1- Commencer par le déchiffrage est une erreur multiple :
* Les analyses sérieuses de l'acte de lire démontrent que le déchiffrage n'appartient pas à la lecture, étant contraire au fonctionnement de l'œil, et de la perception visuelle..
* l'efficacité de lecture dépendant de la taille de l'empan visuel, habituer l'enfant à lire linéairement, lettre par lettre, ne peut qu'handicaper gravement la maîtrise du savoir lire ;
* le déchiffrage est quasi impossible dans une langue comme le français où les lettres les plus importantes sont celles qui ne correspondent à aucune prononciation ;
* de ce fait, donner l'habitude de passer par l'oral pour comprendre ne peut que mettre en difficulté le futur lecteur, qui doit au contraire apprendre à comprendre directement avec les yeux, d'autant plus que le texte écrit ne ressemble généralement pas à ce qui se dirait à l'oral, pour dire la même chose .

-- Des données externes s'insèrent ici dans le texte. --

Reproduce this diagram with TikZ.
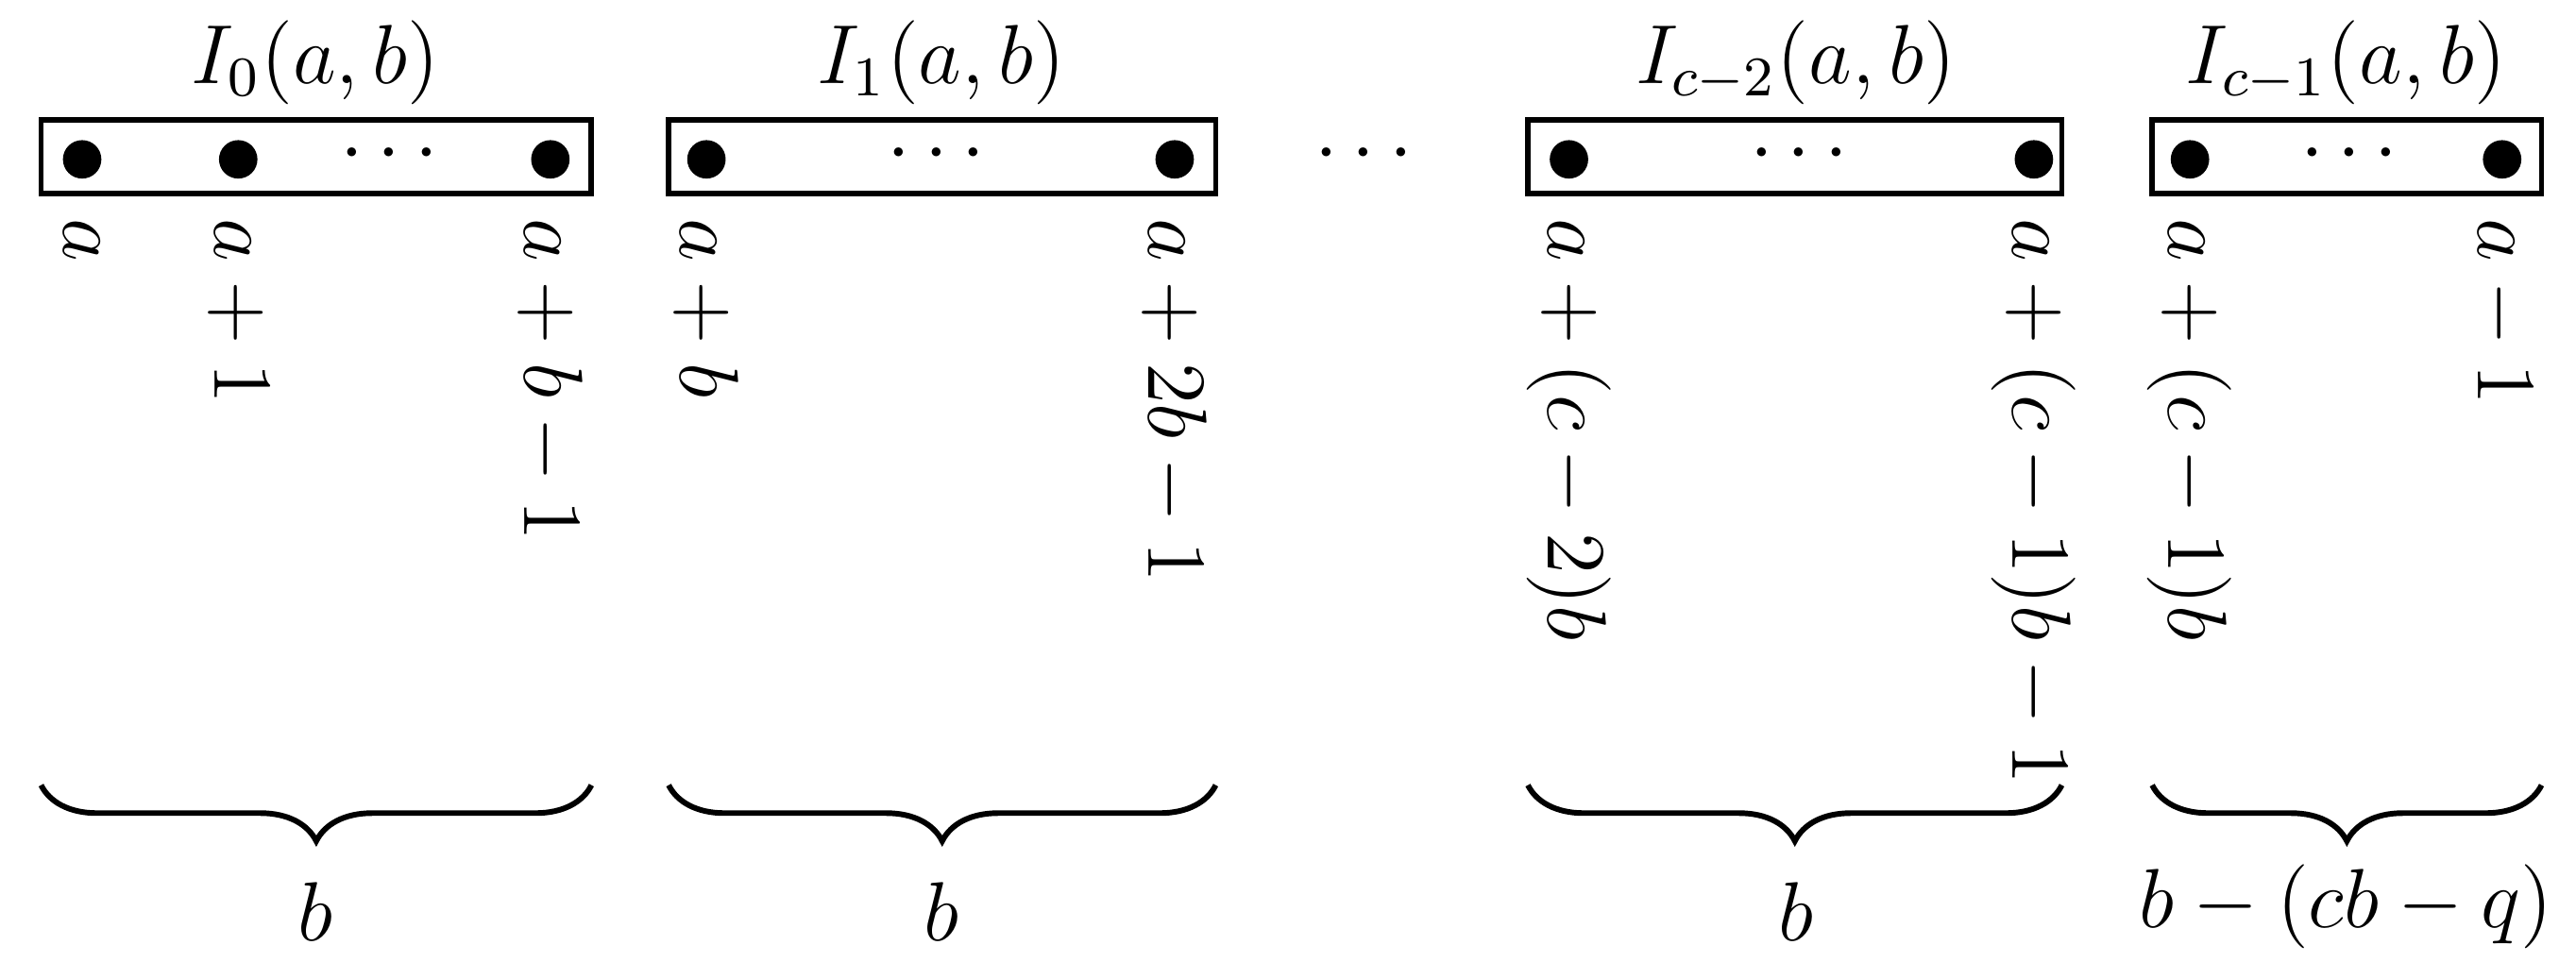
\documentclass[tikz,border=0pt]{standalone}
\usetikzlibrary{decorations.pathreplacing}
\begin{document}
\begin{tikzpicture}[x=0.235pt,y=-0.235pt,
  box/.style={draw,line width=0.8pt},
  dot/.style={circle,fill,inner sep=0pt,minimum size=5.5pt},
  lab/.style={rotate=-90,anchor=west,inner sep=1pt,font=\large},
  ttl/.style={font=\large},
  brc/.style={decorate,decoration={brace,mirror,amplitude=8pt},line width=0.8pt}]
\useasboundingbox (0,0) rectangle (1568,596);
\draw[box] (25,73) rectangle (360,118);
\draw[box] (407,73) rectangle (740,118);
\draw[box] (930,73) rectangle (1255,118);
\draw[box] (1310,73) rectangle (1547,118);
\node[ttl] (t0) at (192,38) {$I_0(a,b)$};
\node[ttl] (t1) at (573,38) {$I_1(a,b)$};
\node[ttl] (t2) at (1093,38) {$I_{c-2}(a,b)$};
\node[ttl] (t3) at (1428,38) {$I_{c-1}(a,b)$};
\foreach \n/\x in {d1/50,d2/145,d3/335,d4/430,d5/715,d6/955,d7/1238,d8/1333,d9/1523}
  \node[dot] (\n) at (\x,97) {};
\foreach \n/\x in {e1/237,e2/570,e3/830,e4/1095,e5/1430}
  \node[font=\large] (\n) at (\x,94) {$\cdots$};
\node[lab] (l1) at (50,128) {$a$};
\node[lab] (l2) at (145,128) {$a+1$};
\node[lab] (l3) at (335,128) {$a+b-1$};
\node[lab] (l4) at (430,128) {$a+b$};
\node[lab] (l5) at (715,128) {$a+2b-1$};
\node[lab] (l6) at (955,128) {$a+(c-2)b$};
\node[lab] (l7) at (1238,128) {$a+(c-1)b-1$};
\node[lab] (l8) at (1333,128) {$a+(c-1)b$};
\node[lab] (l9) at (1523,128) {$a-1$};
\draw[brc] (25,478) -- (360,478);
\draw[brc] (407,478) -- (740,478);
\draw[brc] (930,478) -- (1255,478);
\draw[brc] (1310,478) -- (1547,478);
\node[ttl] (b0) at (192,555) {$b$};
\node[ttl] (b1) at (573,555) {$b$};
\node[ttl] (b2) at (1093,555) {$b$};
\node[ttl] (b3) at (1428,552) {$b-(cb-q)$};
\end{tikzpicture}
\end{document}
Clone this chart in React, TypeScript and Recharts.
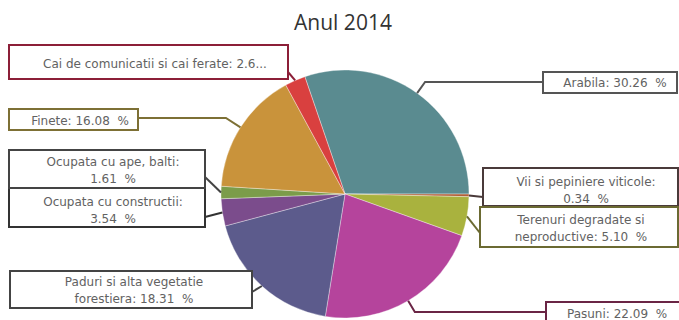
import React from 'react';
import { PieChart, Pie, Cell } from 'recharts';

const CATEGORIES = [
  'Arabila',
  'Vii si pepiniere viticole',
  'Terenuri degradate si neproductive',
  'Pasuni',
  'Paduri si alta vegetatie forestiera',
  'Ocupata cu constructii',
  'Ocupata cu ape, balti',
  'Finete',
  'Cai de comunicatii si cai ferate',
];
const SHARES = [30.26, 0.34, 5.1, 22.09, 18.31, 3.54, 1.61, 16.08, 2.67];
const LABEL_TEXT = [
  ['Arabila: 30.26  %'],
  ['Vii si pepiniere viticole:', '0.34  %'],
  ['Terenuri degradate si', 'neproductive: 5.10  %'],
  ['Pasuni: 22.09  %'],
  ['Paduri si alta vegetatie', 'forestiera: 18.31  %'],
  ['Ocupata cu constructii:', '3.54  %'],
  ['Ocupata cu ape, balti:', '1.61  %'],
  ['Finete: 16.08  %'],
  ['Cai de comunicatii si cai ferate: 2.6...'],
];

const COLORS = ['#5a8b90', '#b0603a', '#a9b23e', '#b5449c', '#5c5b8c', '#7b4c8c', '#7b9c4a', '#c9933b', '#d9403f'];
const BORDERS = ['#555555', '#4a3a3a', '#6b6a32', '#6a2545', '#444444', '#333333', '#444444', '#7d7035', '#8c1f38'];

// label boxes: x, y, w, h, anchor x/y for the leader, elbow (y level or null), text center x, first line y
const BOXES = [
  { x: 543, y: 72, w: 134, h: 21, ax: 543, ay: 82, elbow: 82, tx: 615, ty: 87 },
  { x: 483, y: 168, w: 195, h: 38, ax: 483, ay: 197, elbow: null, tx: 586, ty: 186 },
  { x: 480, y: 207, w: 198, h: 40, ax: 480, ay: 233, elbow: null, tx: 581, ty: 224 },
  { x: 546, y: 302, w: 140, h: 30, ax: 546, ay: 312, elbow: 312, tx: 617, ty: 318 },
  { x: 10, y: 271, w: 242, h: 37, ax: 252, ay: 292, elbow: null, tx: 134, ty: 286 },
  { x: 9, y: 188, w: 196, h: 39, ax: 205, ay: 217, elbow: null, tx: 113, ty: 206 },
  { x: 9, y: 150, w: 196, h: 38, ax: 205, ay: 177, elbow: null, tx: 113, ty: 166 },
  { x: 9, y: 109, w: 129, h: 21, ax: 138, ay: 118, elbow: 118, tx: 80, ty: 125 },
  { x: 9, y: 45, w: 279, h: 34, ax: 288, ay: 72, elbow: null, tx: 155, ty: 68 },
];

const data = CATEGORIES.map((name, i) => ({ name, value: SHARES[i] }));
const RADIAN = Math.PI / 180;

const renderLabel = (props: any) => {
  const { cx, cy, midAngle, outerRadius, index } = props;
  const b = BOXES[index];
  const cos = Math.cos(-midAngle * RADIAN);
  const sin = Math.sin(-midAngle * RADIAN);
  const ex = cx + outerRadius * cos;
  const ey = cy + outerRadius * sin;
  const pts: number[][] = [[ex, ey]];
  if (b.elbow !== null && Math.abs(sin) > 0.01) {
    const t = (b.elbow - ey) / sin;
    pts.push([ex + t * cos, b.elbow]);
  }
  pts.push([b.ax, b.ay]);
  const lines = LABEL_TEXT[index];
  return (
    <g key={`lbl-${index}`}>
      <polyline points={pts.map((p) => p.join(',')).join(' ')} fill="none" stroke={BORDERS[index]} strokeWidth={2} />
      <rect x={b.x} y={b.y} width={b.w} height={b.h} fill="#ffffff" stroke={BORDERS[index]} strokeWidth={2} />
      {lines.map((l, j) => (
        <text
          key={j}
          x={b.tx}
          y={b.ty + j * 17}
          textAnchor="middle"
          fill="#626262"
          fontSize={12}
          fontFamily="'DejaVu Sans', sans-serif"
          style={{ whiteSpace: 'pre' }}
        >
          {l}
        </text>
      ))}
    </g>
  );
};

export default function App() {
  return (
    <div style={{ position: 'absolute', left: 0, top: 0, width: 679, height: 320, background: '#ffffff', overflow: 'hidden' }}>
      <div
        style={{
          position: 'absolute',
          left: 0,
          top: 8,
          width: 686,
          textAlign: 'center',
          fontFamily: "'Open Sans', sans-serif",
          fontSize: 21,
          color: '#333333',
          lineHeight: '28px',
        }}
      >
        Anul 2014
      </div>
      <PieChart width={679} height={320} margin={{ top: 0, right: 0, bottom: 0, left: 0 }}>
        <Pie
          data={data}
          dataKey="value"
          nameKey="name"
          cx={345}
          cy={194}
          outerRadius={124}
          startAngle={108.9}
          endAngle={-251.1}
          stroke="rgba(255,255,255,0.35)"
          strokeWidth={1}
          label={renderLabel}
          labelLine={false}
          isAnimationActive={false}
        >
          {data.map((d, i) => (
            <Cell key={d.name} fill={COLORS[i]} />
          ))}
        </Pie>
      </PieChart>
    </div>
  );
}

* Il est cependant essentiel que les enfants aient construit le système arbitraire de correspondances phonies-graphies du français, qui est indispensable à l'autonomie de lecture, mais surtout pas au début de leur apprentissage, car des notions capitales doivent être construites auparavant (voir plus bas).

2- Passer ensuite à la compréhension, est une absurdité, puisque lire, c'est comprendre et donc que "apprendre à lire", c'est apprendre à comprendre : c'est donc tout de suite qu'il importe de travailler là-dessus.
Or, on connaît les obstacles (dits "épistémologiques") qu'oppose cet objectif aux représentations spontanées des petits.
* Pour apprendre à comprendre, encore faut-il savoir qu'il y a quelque chopse à comprendre dans un texte écrit. Et c'est justement ce qu'un petit ne sait pas : pour lui, la chose écrite appartient à l'environnement, au même titre que n'importe quel objet et sa spécificité par rapport à eux lui est parfaitement étrangère, s'il ne vit pas dans un milieu où l'écrit est présent et vivant.
* d'autre part, comprendre, ce n'est pas répondre aux questions de l'enseignant sur le sens des mots. Comprendre un texte, c'est avoir reconstruit le réseau de communication qui l'a produit ; qui a écrit, pour qui, pourquoi et pour quoi faire.
C'est là la première chose à faire découvrir à un enfant. Et ce n'est possible que si on lit des messages réels, écrits par quelqu'un de précis, pour des destinataires repérables, avec des enjeux perceptibles. Ce qui n'est jamais le cas d'une méthode toute faite, où tout est faux.
* des notions essentielles à la construction de la combinatoire (on nomme ainsi le système de correspondances grapho-phonétiques, ce que d'autres appellent : "le code", nom bien mal choisi) doivent être construites pour qu'elle soit comprise :
- la notion d'arbitraire du signe linguistique (= le fait que les mots ne ressemblent pas à ce qu'ils veulent dire et que le lien entre le signifiant et le signifié est arbitraire) ;
- celle de "double articulation du langage" (= le fait que les mots qui signifient sont composés de lettres qui ne signifient pas et qui ont besoin pour produire du sens, d'être dans un certain nombre et dans un certain ordre.
Or, on sait que, pour un tout petit, l'ordre des lettres ne peut pas avoir plus d'importance que l'ordre des objets du monde environnant, dont ni la nature, ni l'utilisation ne changent quand l'ordre dans lequel on les voit a changé.
Ce qui, au passage, permet de formuler l'hypothèse que la dyslexie n'est autre que la conséquence d'un absence de travail sur ce point, et que c'est un trouble provoqué, chez des enfants plus fragiles, notamment socialement, par un BA. BA précoce et catastrophique.

Si tout cela manque dans une pratique d'enseignement (et je suis loin d'en avoir épuisé la liste !
(Voir pour plus d'informations : http://www.charmeux.fr/obstaclesepist.html), il ne faut pas s'étonner si, au collège, ils ne comprennent rien à un énoncé de problème, et si, plus tard, ils doivent venir à la bibliothèque de leur village pour se faire lire leur courrier...
C'est ce qui se passe dans le village où j'habite et où j'assure une permanence à la bibliothèque municipale : les personnes qui viennent pour cela ont appris à lire à l'école avec une méthode en B.A.BA...
Etonnant, non ? comme dirait le grand Desproges.